The Union home ministry has opened up 137 mountain peaks, including Kanchenjungha (8586m) — the third- highest in the world, for expeditions from the Sikkim side .
The Sikkim government had banned expeditions to the Kanchenjungha in 2001.
For peaks that are “open” to expeditions, both foreign and Indian climbers can obtain permission directly from the Indian Mountaineering Foundation (IMF), the national body for mountaineering. Earlier, the Centre’s clearance was required.
The ministry of home affairs has decided to open mountain peaks in Jammu and Kashmir, Himachal Pradesh, Uttarakhand and Sikkim, to promote adventure sports.
The decision to open 24 peaks in Sikkim for adventure tourism has been received with shock in parts of the Himalayan state because around 12 of them are deemed sacred by a vast majority of people there, particularly the Lepcha and Bhutia communities.
Sikkim government officials and social organisations said many of these peaks, including Kanchenjungha, are protected as sacred places of Buddhist worship under provisions of the Places of Worship (Special Provisions) Act, 1991.
Tseten Tashi Bhutia, the convener of the Sikkim Bhutia Lepcha Apex Committee, which espouses the cause of the two communities of Sikkim, said the decision to open the scared peaks was “a blatant mistake”.
“There appears to be a communication gap between the ministry of home affairs and the state government. It is now up to the state government to take up the matter with the ministry and ensure that the decision is reversed. We will wait for the state government to act, failing which we will decide on our course of action,” Tashi Bhutia said.
The Sikkim Mountaineering Association had earlier this year submitted the route details of 121 peaks to the tourism department while demanding the use of the state’s natural resources to create cohesive, sustainable mountain tourism. It had identified 15 out of the 121 peaks as sacred.
Opening peaks for expeditions would invite foreigners and boost tourism in Sikkim. Mountaineers often consider the Kanchenjungha tougher to scale than the Everest, which is the highest (8848m).
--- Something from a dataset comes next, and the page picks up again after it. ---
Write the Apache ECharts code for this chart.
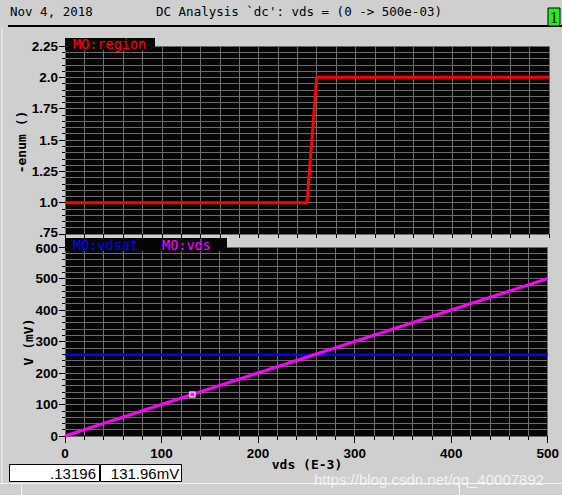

This year, a mountaineer from Bengal died hours after scaling the Kanchenjungha. “It is the only peak above 8,000m that can be climbed from India. If its access is allowed from the Sikkim side as well, it will benefit Indian mountaineers who will not have to go to Nepal to scale the peak. It will reduce costs for climbers,” said Everester Debraj Dutta.
For peaks previously restricted, the IMF would give permission to Indian expeditions after clearance from the defence ministry. Foreigners needed permission from the defence and home affairs ministries.
“We have to apply to the IMF to climb any peak above 6,000m in the country. The time taken for obtaining permission varies but usually it takes a month,” said mountaineer Satyarup Siddhanta, who has climbed the highest peaks of all seven continents.
For foreigners, the process would take three to five months after which they would get a visa. “Mountaineers cannot plan the expedition before they get the visa and the delay in getting clearance affects the adventure tourism promotion in India,” an IMF official said.
“The government has liberalised (the system) for the promotion of adventure tourism. For the newly opened peaks, the IMF can now directly give permission in a few days and this will promote adventure tourism,” said Col. (Retd.) H.S. Chauhan, the president of Indian Mountaineering Foundation.
The IMF had sent a proposal to the ministry of defence in 2014, where they had identified 265 peaks that could be opened. In 2015, the defence ministry had cleared 137 peaks, which the home ministry has now cleared.